Parece que el helado hubiera estado ligado a la Argentina desde antes de la Revolución de Mayo. Sin embargo, de acuerdo con la Asociación de Fabricantes Artesanales de Helados y Afines, a diferencia de lo que sucedía en Buenos Aires durante los tiempos de la Colonia, en las provincias andinas se tomaban “raspadillas” y “cremoladas” hechas con hielo de las sierras y Cordillera, triturado y saborizado.
Efectivamente, los primeros helados llegaron a Cuyo y al Noroeste antes que al Río de la Plata, lo que no es de sorprender dado el acceso que tienen esas regiones a las nieves andinas.
En Buenos Aires la historia fue diferente.
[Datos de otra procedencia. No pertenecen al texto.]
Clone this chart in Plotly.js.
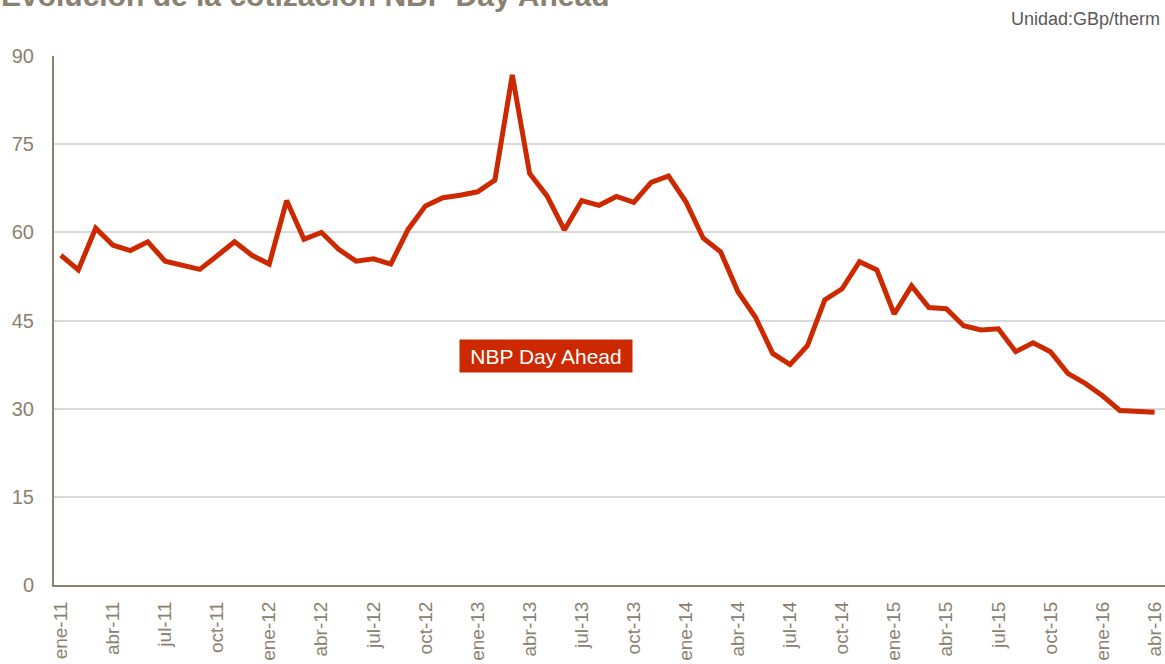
<!DOCTYPE html>
<html>
<head>
<meta charset="utf-8">
<script src="https://cdn.plot.ly/plotly-3.0.1.min.js"></script>
<style>html,body{margin:0;padding:0;background:#fff;}#chart{width:1165px;height:664px;}</style>
</head>
<body>
<div id="chart"></div>
<script>
const months = [
  "ene-11","feb-11","mar-11","abr-11","may-11","jun-11","jul-11","ago-11","sep-11","oct-11","nov-11","dic-11",
  "ene-12","feb-12","mar-12","abr-12","may-12","jun-12","jul-12","ago-12","sep-12","oct-12","nov-12","dic-12",
  "ene-13","feb-13","mar-13","abr-13","may-13","jun-13","jul-13","ago-13","sep-13","oct-13","nov-13","dic-13",
  "ene-14","feb-14","mar-14","abr-14","may-14","jun-14","jul-14","ago-14","sep-14","oct-14","nov-14","dic-14",
  "ene-15","feb-15","mar-15","abr-15","may-15","jun-15","jul-15","ago-15","sep-15","oct-15","nov-15","dic-15",
  "ene-16","feb-16","mar-16","abr-16"
];
const nbpDayAhead = [
  56.1,53.6,60.7,57.8,56.9,58.4,55.1,54.3,53.7,56.0,58.4,56.1,
  54.6,65.4,58.8,60.0,57.1,55.1,55.5,54.6,60.5,64.5,65.9,66.3,
  66.9,68.9,86.8,70.0,66.2,60.4,65.4,64.6,66.1,65.1,68.5,69.6,
  65.2,59.0,56.7,49.9,45.6,39.4,37.5,40.7,48.5,50.4,55.0,53.6,
  46.1,50.9,47.2,47.0,44.1,43.4,43.6,39.7,41.2,39.7,36.0,34.3,
  32.2,29.7,29.6,29.4
];
const tickLabels = ["ene-11","abr-11","jul-11","oct-11","ene-12","abr-12","jul-12","oct-12","ene-13","abr-13","jul-13","oct-13","ene-14","abr-14","jul-14","oct-14","ene-15","abr-15","jul-15","oct-15","ene-16","abr-16"];
const yTicks = [0,15,30,45,60,75,90];

const axisTextColor = "#8a8170";
const font = "Liberation Sans, Arial, sans-serif";

const trace = {
  x: months, y: nbpDayAhead, type: "scatter", mode: "lines",
  name: "NBP Day Ahead",
  line: {color: "#cc2900", width: 5},
  hoverinfo: "x+y"
};

const layout = {
  width: 1165, height: 664,
  margin: {l: 54, r: 0, t: 56, b: 79},
  paper_bgcolor: "#ffffff", plot_bgcolor: "#ffffff",
  showlegend: false,
  font: {family: font, color: axisTextColor},
  xaxis: {
    type: "category",
    range: [-0.4, 63.6],
    tickmode: "array", tickvals: tickLabels, ticktext: tickLabels,
    tickangle: -90,
    tickfont: {family: font, size: 19, color: axisTextColor},
    ticks: "outside", ticklen: 7, tickcolor: "rgba(0,0,0,0)",
    showgrid: false, zeroline: false,
    showline: true, linecolor: "#8c826c", linewidth: 2
  },
  yaxis: {
    range: [0, 90],
    tickmode: "array", tickvals: yTicks, ticktext: yTicks.map(String),
    tickfont: {family: font, size: 20, color: axisTextColor},
    ticks: "outside", ticklen: 14, tickcolor: "rgba(0,0,0,0)",
    showgrid: true, gridcolor: "#d9d9d9", gridwidth: 2,
    zeroline: false,
    showline: true, linecolor: "#8c826c", linewidth: 2
  },
  annotations: [
    {
      text: "<b>Evolución de la cotización NBP Day Ahead</b>",
      xref: "paper", yref: "paper",
      x: -54 / 1111, xanchor: "left", y: 1.0813, yanchor: "bottom",
      showarrow: false, borderpad: 0,
      font: {family: font, size: 30, color: "#8a8170"}
    },
    {
      text: "Unidad:GBp/therm", xref: "paper", yref: "paper",
      x: 0.9973, xanchor: "right", y: 1.070, yanchor: "middle",
      showarrow: false, font: {family: font, size: 18, color: "#595959"}
    },
    {
      text: "NBP Day Ahead", xref: "paper", yref: "paper",
      x: 0.4424, y: 0.4338, xanchor: "center", yanchor: "middle",
      width: 164, height: 24.4,
      showarrow: false, bgcolor: "#cc2900", borderpad: 4,
      font: {family: font, size: 21, color: "#ffffff"}
    }
  ]
};

Plotly.newPlot("chart", [trace], layout, {displayModeBar: false, staticPlot: true});
</script>
</body>
</html>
El hielo, materia prima indispensable en aquel entonces para elaborar helado, llegó por primera vez a la ciudad en 1824 de la mano de un genovés llamado Caprile, que importó barras de hielo envueltas en aserrín que traía desde los Alpes italianos. Así comenzó la provisión regular de hielo hacia estas costas.
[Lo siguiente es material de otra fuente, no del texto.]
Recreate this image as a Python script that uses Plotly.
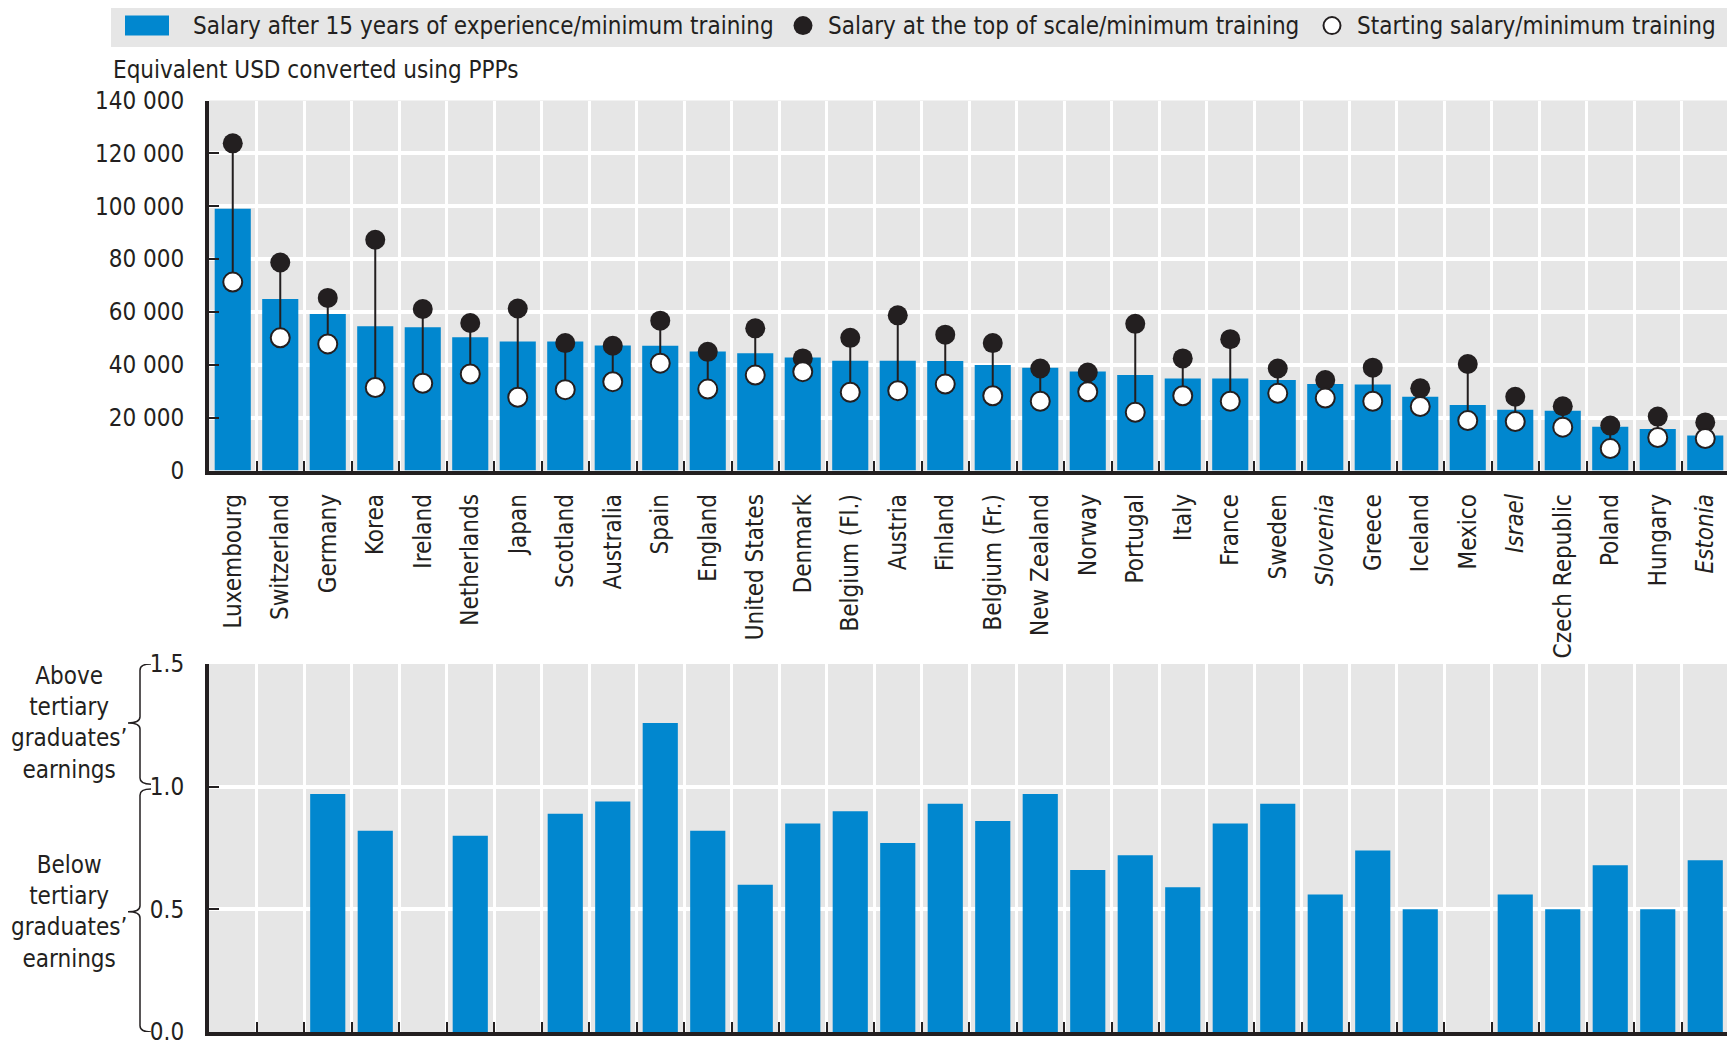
import plotly.graph_objects as go

countries = ["Luxembourg", "Switzerland", "Germany", "Korea", "Ireland", "Netherlands",
             "Japan", "Scotland", "Australia", "Spain", "England", "United States",
             "Denmark", "Belgium (Fl.)", "Austria", "Finland", "Belgium (Fr.)",
             "New Zealand", "Norway", "Portugal", "Italy", "France", "Sweden",
             "Slovenia", "Greece", "Iceland", "Mexico", "Israel", "Czech Republic",
             "Poland", "Hungary", "Estonia"]
italic_countries = ["Slovenia", "Israel", "Estonia"]

salary_15y = [99000, 64900, 59200, 54600, 54200, 50400, 48800, 48800, 47300, 47200,
              45000, 44400, 42800, 41500, 41500, 41400, 39900, 38900, 37500, 36100,
              34800, 34800, 34200, 32700, 32500, 27900, 24800, 23000, 22600, 16600,
              15700, 13200]
salary_top = [123800, 78700, 65300, 87300, 61100, 55800, 61300, 48200, 47200, 56700,
              44900, 53800, 42400, 50200, 58700, 51400, 48200, 38600, 37100, 55500,
              42400, 49700, 38600, 34200, 38900, 31100, 40300, 27900, 24300, 17000,
              20400, 18200]
salary_start = [71300, 50200, 47900, 31400, 33000, 36500, 27700, 30600, 33600, 40600,
                30800, 36100, 37400, 29600, 30200, 32700, 28300, 26200, 29800, 22000,
                28300, 26200, 29200, 27400, 26200, 24200, 18900, 18500, 16400, 8300,
                12500, 12100]
ratio_to_tertiary = [None, None, 0.97, 0.82, None, 0.80, None, 0.89, 0.94, 1.26,
                     0.82, 0.60, 0.85, 0.90, 0.77, 0.93, 0.86, 0.97, 0.66, 0.72,
                     0.59, 0.85, 0.93, 0.56, 0.74, 0.50, None, 0.56, 0.50, 0.68,
                     0.50, 0.70]

salary_ticks = [0, 20000, 40000, 60000, 80000, 100000, 120000, 140000]
ratio_ticks = [0.0, 0.5, 1.0, 1.5]

name_15y = "Salary after 15 years of experience/minimum training"
name_top = "Salary at the top of scale/minimum training"
name_start = "Starting salary/minimum training"

BLUE = "#0187cf"
DARK = "#231f20"
GREY = "#e6e6e6"
FONT = "DejaVu Sans Condensed, Liberation Sans Narrow, Arial Narrow, sans-serif"
FS = 24
# the page body has an 8px margin: the figure starts at (8, 8) in the window
W, H = 1727, 1037

tick_labels = [f"<i>{c}</i>" if c in italic_countries else c for c in countries]

# connector lines start -> top
line_x, line_y = [], []
for c, s, t in zip(countries, salary_start, salary_top):
    line_x += [c, c, None]
    line_y += [s, t, None]

fig = go.Figure()
fig.add_trace(go.Bar(x=countries, y=salary_15y, name=name_15y, marker=dict(color=BLUE, line=dict(width=0)),
                     width=0.76, xaxis="x", yaxis="y"))
fig.add_trace(go.Scatter(x=line_x, y=line_y, mode="lines", line=dict(color=DARK, width=2),
                         hoverinfo="skip", xaxis="x", yaxis="y"))
fig.add_trace(go.Scatter(x=countries, y=salary_top, mode="markers", name=name_top,
                         marker=dict(color=DARK, size=20, line=dict(width=0)), xaxis="x", yaxis="y"))
fig.add_trace(go.Scatter(x=countries, y=salary_start, mode="markers", name=name_start,
                         marker=dict(color="white", size=19, line=dict(color=DARK, width=2)),
                         xaxis="x", yaxis="y"))
fig.add_trace(go.Bar(x=countries, y=ratio_to_tertiary, name="Ratio to tertiary graduates' earnings",
                     marker=dict(color=BLUE, line=dict(width=0)),
                     width=0.74, xaxis="x2", yaxis="y2"))

xd = [201 / W, 1721 / W]
top_dom = [1 - 462.5 / H, 1 - 92.5 / H]
bot_dom = [1 - 1024 / H, 1 - 656 / H]

common_x = dict(domain=xd, type="category", categoryorder="array", categoryarray=countries,
                range=[-0.5, len(countries) - 0.5], tickson="boundaries", ticks="inside",
                ticklen=10, tickwidth=1.5, tickcolor=DARK, showgrid=True, gridcolor="white",
                gridwidth=3, showline=True, linecolor=DARK, linewidth=4, zeroline=False,
                automargin=False, fixedrange=True)
common_y = dict(ticks="inside", ticklen=10, tickwidth=1.5, tickcolor=DARK, showgrid=True,
                gridcolor="white", gridwidth=4, showline=True, linecolor=DARK, linewidth=4,
                zeroline=False, automargin=False, tickfont=dict(size=FS, color=DARK, family=FONT),
                ticklabelstandoff=16, ticklabeloverflow="allow", fixedrange=True)

fig.update_layout(
    width=W, height=H,
    margin=dict(l=0, r=0, t=0, b=0),
    paper_bgcolor="white", plot_bgcolor=GREY,
    separators=". ",
    font=dict(family=FONT, size=FS, color=DARK),
    barmode="overlay",
    showlegend=False,
    xaxis=dict(**common_x, anchor="y", tickmode="array", tickvals=countries, ticktext=tick_labels,
               tickangle=-90, tickfont=dict(size=FS, color=DARK, family=FONT), ticklabelstandoff=10),
    yaxis=dict(**common_y, domain=top_dom, anchor="x", range=[0, 140000], tickvals=salary_ticks,
               tickformat=",d"),
    xaxis2=dict(**common_x, anchor="y2", showticklabels=False),
    yaxis2=dict(**common_y, domain=bot_dom, anchor="x2", range=[0, 1.5], tickvals=ratio_ticks,
                tickformat=".1f"),
)

# ---- legend (drawn as a key band across the top) ----
ly = 1 - 17.6 / H
fig.add_shape(type="rect", xref="paper", yref="paper", x0=103 / W, x1=1721 / W,
              y0=1 - 39 / H, y1=1.0, fillcolor=GREY, line=dict(width=0), layer="below")
fig.add_shape(type="rect", xref="paper", yref="paper", x0=117 / W, x1=161 / W,
              y0=1 - 27.6 / H, y1=1 - 7.6 / H, fillcolor=BLUE, line=dict(width=0))
fig.add_shape(type="circle", xref="paper", yref="paper", xsizemode="pixel", ysizemode="pixel",
              xanchor=795 / W, yanchor=ly, x0=-9.5, x1=9.5, y0=-9.5, y1=9.5,
              fillcolor=DARK, line=dict(width=0))
fig.add_shape(type="circle", xref="paper", yref="paper", xsizemode="pixel", ysizemode="pixel",
              xanchor=1324 / W, yanchor=ly, x0=-8.5, x1=8.5, y0=-8.5, y1=8.5,
              fillcolor="white", line=dict(color=DARK, width=2))
for txt, lx in [(name_15y, 183), (name_top, 818), (name_start, 1347)]:
    fig.add_annotation(text=txt, xref="paper", yref="paper", x=lx / W, y=ly,
                       xanchor="left", yanchor="middle", showarrow=False,
                       font=dict(size=FS, color=DARK, family=FONT))

fig.add_annotation(text="Equivalent USD converted using PPPs", xref="paper", yref="paper",
                   x=103 / W, y=1 - 62 / H, xanchor="left", yanchor="middle", showarrow=False,
                   font=dict(size=FS, color=DARK, family=FONT))
fig.add_annotation(text="Above<br>tertiary<br>graduates’<br>earnings", xref="paper", yref="y2",
                   x=61 / W, y=1.26, xanchor="center", yanchor="middle", showarrow=False,
                   align="center", font=dict(size=FS, color=DARK, family=FONT))
fig.add_annotation(text="Below<br>tertiary<br>graduates’<br>earnings", xref="paper", yref="y2",
                   x=61 / W, y=0.49, xanchor="center", yanchor="middle", showarrow=False,
                   align="center", font=dict(size=FS, color=DARK, family=FONT))

# braces
bx, hx, nx = 132 / W, 143 / W, 120 / W
def brace(y_top, y_bot, y_mid, r):
    return (f"M {hx},{y_top} Q {bx},{y_top} {bx},{y_top - r} L {bx},{y_mid + r} "
            f"Q {bx},{y_mid} {nx},{y_mid} Q {bx},{y_mid} {bx},{y_mid - r} "
            f"L {bx},{y_bot + r} Q {bx},{y_bot} {hx},{y_bot}")
fig.add_shape(type="path", xref="paper", yref="y2", path=brace(1.5, 1.01, 1.26, 0.025),
              line=dict(color=DARK, width=1.5))
fig.add_shape(type="path", xref="paper", yref="y2", path=brace(0.99, 0.0, 0.49, 0.025),
              line=dict(color=DARK, width=1.5))

fig.write_html("out.html")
Hacia 1855, la venta de helados resultaba algo habitual en cafés como De la Victoria, de la Armonía, del Águila y de las Flores, entre otros, pero fue el Café del Plata el primero en incluirlos en el menú, servidos en copas alargadas como barquillos. Otra curiosidad es que, en 1857, el viejo Teatro Colón contaba con heladeras con capacidad para guardar mil toneladas de hielo para proveer a cafés y restaurantes.
El gran salto se dio cuando el alsaciano Emilio Bieckert comenzó a fabricar en 1860 hielo en su cervecería, lo que permitió que el helado, sin ser masivo, se volviera algo popular. Pero el helado argentino, tal como lo conocemos hoy, no se explica sin la inmigración italiana. Porque la primera vez que se creó helado en Europa fue en Sicilia (gracias a los árabes), y luego fue enriquecido con crema de leche en el Véneto.
De hecho, dos de las heladerías más antiguas de Buenos Aires fueron creadas por italianos: El Vesubio, fundada en 1902 por Alfonso Cositore, y Saverio, creada por Francesco Saverio Manzo en 1909, ambas con amplios salones para que sus clientes pudieran probar sus productos. Muchas de estas familias trían su know how de regiones como Piave di Cadore y otros pueblos aledaños.
A estas siguieron otros como El Aeroplano o Heladería Fain, en Haedo, al mando del maestro heladero Timoteo Fain. En la década de 1920 también pusieron su negocio los hermanos Zannetin. Y a ellos, con posterioridad, se fueron sumando apellidos como Montefuso, Giardini, Franza, Sacannapieco y Cimino, entre otros heladeros destacados, que, con paciencia y tesón, fueron construyendo el ADN de la heladería nacional.